An Efficient Search Strategy for Aggregation and Discretization of Attributes of Bayesian Networks Using Minimum Description Length
This work addresses a computational bottleneck for researchers and practitioners using Bayesian networks with continuous data, enabling more accurate structure recovery in applications like bioinformatics and risk management, though it is incremental as it builds on an existing method.
The paper tackles the problem of efficiently implementing the Friedman and Goldszmidt discretization method for Bayesian networks, which preserves information but is computationally infeasible for moderate-sized networks, by developing an extremely efficient search strategy that makes it practical.

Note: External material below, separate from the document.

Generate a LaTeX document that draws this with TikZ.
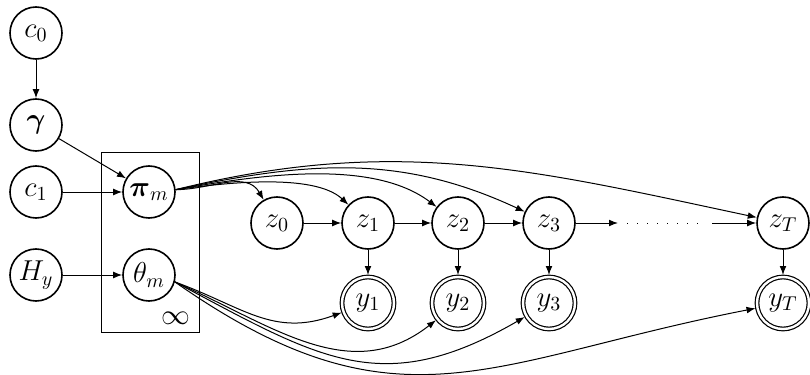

Bayesian networks are convenient graphical expressions for high dimensional probability distributions representing complex relationships between a large number of random variables. They have been employed extensively in areas such as bioinformatics, artificial intelligence, diagnosis, and risk management. The recovery of the structure of a network from data is of prime importance for the purposes of modeling, analysis, and prediction. Most recovery algorithms in the literature assume either discrete of continuous but Gaussian data. For general continuous data, discretization is usually employed but often destroys the very structure one is out to recover. Friedman and Goldszmidt suggest an approach based on the minimum description length principle that chooses a discretization which preserves the information in the original data set, however it is one which is difficult, if not impossible, to implement for even moderately sized networks. In this paper we provide an extremely efficient search strategy which allows one to use the Friedman and Goldszmidt discretization in practice.